老練なユーモアと考え抜かれたミステリーという骨子に支えられた物語

北欧ミステリーのジャンルの広さを示すようなベックストレーム四部作の完結編。当初、ガラスの鍵賞を獲得した『許されざる者』でこの作家が気に入ったものの、本書のベックストレーム警部は、腕利きではあるものの酒と美女をこよなく愛するモラルの少し欠如したお笑い系キャラクターである。

 ちなみに『許されざる者』はふざけたところなど一切ない心打つ傑作であり、その主人公ヨハンソンのキャラクターは、忘れ難い。しかも同名の名作映画もぼくは好きである。バート・ランカスター&オードリー・ヘップバーンの1960年版の映画は特に。クリント・イーストウッド監督主演の1992年のもの、それを開拓期の北海道を舞台にリメイクした李相日監督の渡辺謙主演版日本映画作品も、それぞれ忘れ難い映画である。ペーションの日本デビュー作品は、それらとは同名にして全く異なるシックな警察小説であった。
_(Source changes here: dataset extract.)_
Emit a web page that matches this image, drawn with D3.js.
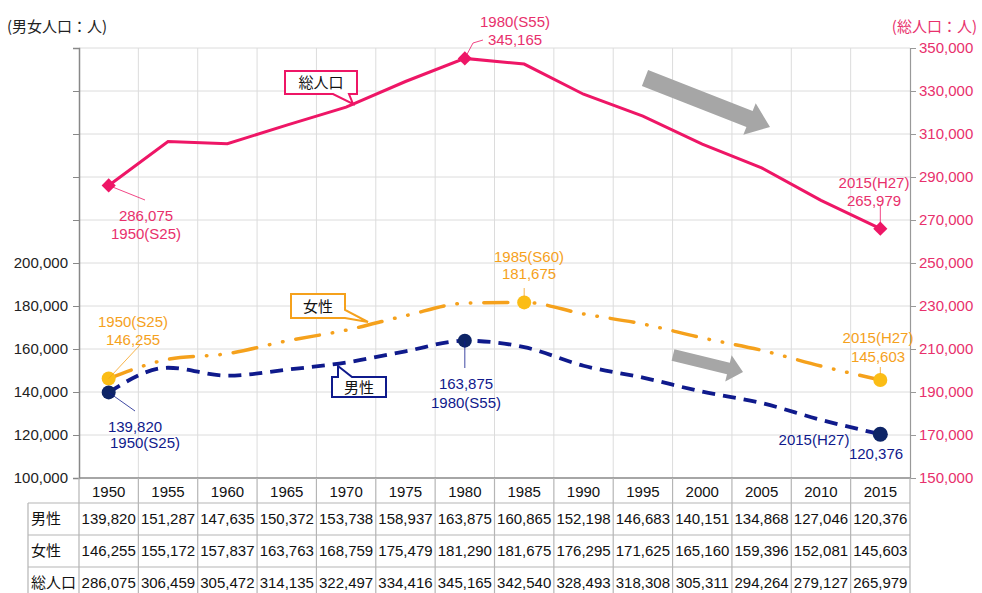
<!DOCTYPE html>
<html>
<head>
<meta charset="utf-8" />
<title>人口推移</title>
<script src="https://d3js.org/d3.v7.min.js"></script>
<style>
  body { margin: 0; background: #fff; }
  svg text { font-family: "Liberation Sans", Arial, "Noto Sans CJK JP", sans-serif; }
  .jp { font-family: "Noto Sans CJK JP", sans-serif; }
</style>
</head>
<body>
<svg id="viz" width="982" height="593"></svg>
<script>
// data
var years = ["1950","1955","1960","1965","1970","1975","1980","1985","1990","1995","2000","2005","2010","2015"];
var male = [139820,151287,147635,150372,153738,158937,163875,160865,152198,146683,140151,134868,127046,120376];
var female = [146255,155172,157837,163763,168759,175479,181290,181675,176295,171625,165160,159396,152081,145603];
var total = [286075,306459,305472,314135,322497,334416,345165,342540,328493,318308,305311,294264,279127,265979];
var leftTicks = [100000,120000,140000,160000,180000,200000,220000,240000,260000,280000,300000];
var rightTicks = [150000,170000,190000,210000,230000,250000,270000,290000,310000,330000,350000];
var rowNames = ["男性","女性","総人口"];

var pink = "#ee1666", pinkText = "#e8306c", orange = "#f5a11c", navy = "#0f1a8c", navyDot = "#0d2466";

var plotL = 79, plotR = 910, plotT = 48, plotB = 478;
var fs = 15;
var svg = d3.select("#viz");

var x = d3.scaleBand().domain(years).range([plotL, plotR]);
var xc = function(i) { return x(years[i]) + x.bandwidth() / 2; };
var yL = d3.scaleLinear().domain([100000, 300000]).range([plotB, plotT]);
var yR = d3.scaleLinear().domain([150000, 350000]).range([plotB, plotT]);
var fmt = d3.format(",");

// grid
var grid = svg.append("g");
grid.selectAll("line.h").data(rightTicks.slice(1)).enter().append("line")
  .attr("x1", plotL).attr("x2", plotR)
  .attr("y1", function(d) { return yR(d); }).attr("y2", function(d) { return yR(d); })
  .attr("stroke", "#dcdcdc").attr("stroke-width", 1);
grid.selectAll("line.v").data(years.slice(1)).enter().append("line")
  .attr("x1", function(d) { return x(d); }).attr("x2", function(d) { return x(d); })
  .attr("y1", plotT).attr("y2", plotB)
  .attr("stroke", "#dcdcdc").attr("stroke-width", 1);

// left axis
var axL = svg.append("g").attr("transform", "translate(" + plotL + ",0)")
  .call(d3.axisLeft(yL).tickValues(leftTicks).tickSize(6)
    .tickFormat(function(d) { return d <= 200000 ? fmt(d) : ""; }));
axL.select(".domain").attr("stroke", "#888").attr("stroke-width", 1.5);
axL.selectAll(".tick line").attr("stroke", "#888");
axL.selectAll("text").attr("font-size", fs).attr("fill", "#222").attr("x", -11);

// right axis
var axR = svg.append("g").attr("transform", "translate(" + plotR + ",0)")
  .call(d3.axisRight(yR).tickValues(rightTicks).tickSize(6).tickFormat(fmt));
axR.select(".domain").attr("stroke", "#999").attr("stroke-width", 1.2);
axR.selectAll(".tick line").attr("stroke", "#999");
axR.selectAll("text").attr("font-size", fs).attr("fill", pinkText).attr("x", 9);

// bottom axis line
svg.append("line").attr("x1", plotL).attr("x2", plotR).attr("y1", plotB).attr("y2", plotB)
  .attr("stroke", "#888").attr("stroke-width", 1.5);

// units
svg.append("text").attr("class", "jp").attr("x", 7).attr("y", 32).attr("font-size", fs)
  .attr("fill", "#222").text("(男女人口：人)");
svg.append("text").attr("class", "jp").attr("x", 977).attr("y", 32).attr("font-size", fs)
  .attr("text-anchor", "end").attr("fill", pinkText).text("(総人口：人)");

// table
var rowTop = [503, 535, 567], rowH = 32;
var tbl = svg.append("g");
tbl.selectAll("text.yr").data(years).enter().append("text")
  .attr("x", function(d, i) { return xc(i); }).attr("y", 497)
  .attr("text-anchor", "middle").attr("font-size", fs).attr("fill", "#111").text(function(d) { return d; });
rowTop.forEach(function(t) {
  tbl.append("line").attr("x1", 28).attr("x2", plotR).attr("y1", t).attr("y2", t)
    .attr("stroke", "#b5b5b5").attr("stroke-width", 1.2);
});
tbl.append("line").attr("x1", 28).attr("x2", 28).attr("y1", rowTop[0]).attr("y2", 600).attr("stroke", "#b5b5b5").attr("stroke-width", 1.2);
years.concat(["end"]).forEach(function(d, i) {
  var xx = i < years.length ? x(d) : plotR;
  tbl.append("line").attr("x1", xx).attr("x2", xx).attr("y1", plotB).attr("y2", 600)
    .attr("stroke", "#b5b5b5").attr("stroke-width", 1.2);
});
[male, female, total].forEach(function(arr, r) {
  tbl.append("text").attr("class", "jp").attr("x", 31).attr("y", rowTop[r] + rowH / 2 + 5)
    .attr("font-size", fs).attr("fill", "#111").text(rowNames[r]);
  tbl.selectAll(null).data(arr).enter().append("text")
    .attr("x", function(d, i) { return xc(i); }).attr("y", rowTop[r] + rowH / 2 + 5)
    .attr("text-anchor", "middle").attr("font-size", fs).attr("fill", "#111")
    .text(function(d) { return fmt(d); });
});

// arrows
function blockArrow(x0, y0, x1, y1, sw, hw, hl) {
  var dx = x1 - x0, dy = y1 - y0, L = Math.sqrt(dx * dx + dy * dy);
  var ux = dx / L, uy = dy / L, nx = -uy, ny = ux;
  var bx = x1 - ux * hl, by = y1 - uy * hl;
  var pts = [[x0 + nx * sw / 2, y0 + ny * sw / 2], [bx + nx * sw / 2, by + ny * sw / 2],
    [bx + nx * hw / 2, by + ny * hw / 2], [x1, y1], [bx - nx * hw / 2, by - ny * hw / 2],
    [bx - nx * sw / 2, by - ny * sw / 2], [x0 - nx * sw / 2, y0 - ny * sw / 2]];
  svg.append("polygon").attr("points", pts.map(function(p) { return p.join(","); }).join(" "))
    .attr("fill", "#a6a6a6");
}
blockArrow(645, 78, 770, 127, 17, 34, 22);
blockArrow(673, 355, 743, 372, 12, 27, 15);

// lines
var lineL = function(arr) {
  return d3.line().x(function(d, i) { return xc(i); }).y(function(d) { return yL(d); }).curve(d3.curveMonotoneX)(arr);
};
svg.append("path").attr("d", lineL(female)).attr("fill", "none").attr("stroke", orange)
  .attr("stroke-width", 3.5).attr("stroke-linecap", "round").attr("stroke-dasharray", "24,13,0.5,13,0.5,13");
svg.append("path").attr("d", lineL(male)).attr("fill", "none").attr("stroke", navy)
  .attr("stroke-width", 3.8).attr("stroke-dasharray", "13,8");
svg.append("path").attr("d", d3.line().x(function(d, i) { return xc(i); }).y(function(d) { return yR(d); })(total))
  .attr("fill", "none").attr("stroke", pink).attr("stroke-width", 3);

// callouts
function callout(d, color, label, tx, ty) {
  svg.append("path").attr("d", d).attr("fill", "#fff").attr("stroke", color).attr("stroke-width", 2);
  svg.append("text").attr("class", "jp").attr("x", tx).attr("y", ty).attr("font-size", fs)
    .attr("text-anchor", "middle").attr("fill", "#111").text(label);
}
callout("M285,71 H357 V94 H349 L353,104 L333,94 H285 Z", pink, "総人口", 321, 88);
callout("M291,294 H345 V310 L368,322 L345,318 H291 Z", orange, "女性", 318, 312);
callout("M332,377 H338 L338,366 L352,377 H386 V397 H332 Z", navy, "男性", 359, 393);

// markers and labels
function leader(x1, y1, x2, y2, color) {
  svg.append("line").attr("x1", x1).attr("y1", y1).attr("x2", x2).attr("y2", y2)
    .attr("stroke", color).attr("stroke-width", 0.8);
}
function label(tx, ty, lines, color, gap) {
  lines.forEach(function(s, k) {
    svg.append("text").attr("x", tx).attr("y", ty + k * (gap || 18)).attr("font-size", fs)
      .attr("text-anchor", "middle").attr("fill", color).text(s);
  });
}
// total
[0, 6, 13].forEach(function(i) {
  var cx = xc(i), cy = yR(total[i]);
  svg.append("rect").attr("x", cx - 5).attr("y", cy - 5).attr("width", 10).attr("height", 10)
    .attr("fill", pink).attr("transform", "rotate(45," + cx + "," + cy + ")");
});
leader(xc(0), yR(total[0]), 145, 200, pink);
label(146, 221, [fmt(total[0]), "1950(S25)"], pinkText);
leader(xc(6), yR(total[6]), 473, 43, pink);
leader(473, 43, 483, 40, pink);
label(515, 27, ["1980(S55)", fmt(total[6])], pinkText);
leader(xc(13), yR(total[13]) - 6, xc(13), 206, pink);
label(874, 188, ["2015(H27)", fmt(total[13])], pinkText);

// female
[0, 7, 13].forEach(function(i) {
  svg.append("circle").attr("cx", xc(i)).attr("cy", yL(female[i])).attr("r", 7).attr("fill", "#fbbd16");
});
leader(xc(0), yL(female[0]), 140, 345, orange);
label(133, 327, ["1950(S25)", fmt(female[0])], orange);
leader(xc(7), yL(female[7]) - 6, xc(7), 288, orange);
label(529, 262, ["1985(S60)", fmt(female[7])], orange, 17);
leader(xc(13), yL(female[13]) - 6, xc(13), 367, orange);
label(878, 343, ["2015(H27)", fmt(female[13])], orange, 19);

// male
[0, 6, 13].forEach(function(i) {
  svg.append("circle").attr("cx", xc(i)).attr("cy", yL(male[i])).attr("r", i == 13 ? 7.5 : 7).attr("fill", navyDot);
});
leader(xc(0), yL(male[0]), 135, 411, navy);
label(135, 432, [fmt(male[0])], navy);
label(145, 448, ["1950(S25)"], navy);
leader(xc(6), yL(male[6]), xc(6), 368, navy);
label(466, 389, [fmt(male[6]), "1980(S55)"], navy, 19);
label(814, 445, ["2015(H27)"], navy);
label(876, 459, [fmt(male[13])], navy);
</script>
</body>
</html>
 しかし本シリーズは、ミステリを主体にした警察小説でありながら、ベックストレームという経験豊富な警部による、実に快楽主義的な生活の日々と、優れた捜査感覚という相いれない二つの特性を持つ主人公を据え、それにも増した個性豊かな捜査スタッフたちによる執念の捜査が実を結んでゆくコミカルかつ熱心な模様が軽妙と重厚をクロスさせてなお面白い。何だか趣味じゃないなあと思いつつも、とうとう全四作読まされてしまったリーダビリティと、小説の核となるミステリ部分が優れているところがこの作家の個性である。

 何を隠そうペーションという独自なこの作家は、長年に渡りリアルな捜査畑にいた経験豊富な警察人生の後半より作家デビューした人である。なので捜査のリアリティ、捜査チームの持つ活気のような独特な気配をこの作家は活き活きと描くのだ。

 さて本書では、少年が無人島で見つけた古い頭蓋骨を警察署に持ち込むところから始まる。ベックストレームはふざけたなまけ癖のある男でありながら、周囲の人間に好かれるところがあり、少年との交流シーンや、真剣に頭蓋骨の主を捜査しようという姿勢にはとても好感が持てる。頭蓋骨を調べるうちに、タイのプーケットの大津波で犠牲になった女性のものであることがわかる。

 プーケットに旅行に出ようとした矢先に津波の情報を得て腰を抜かしていた元の職場の同僚の顔をぼくは想い出した。悲惨な津波による被害者は少なくなく、あの時の犠牲者が北欧ミステリーに登場するなんて思いもよらないことである。でもリアリズムとユーモアを混然とさせるこの老練な元警部であり実績のある作家ペーションの筆でその不思議な頭蓋骨の正体を探ってゆく、本作の骨格は驚くほどしっかりしている。地道な捜査による地味な本で、ベックストレームという特異なキャラを描くための寄り道も多い小説であるが、何となく読まされてしまうのだ。

 時にはにやりと苦笑いを交えながら、老練なユーモアと考え抜かれたミステリーという骨子に支えられたこの物語は、ぼくの日常に交錯する奇妙な香辛料のように、印象的に刺さってくるのだった。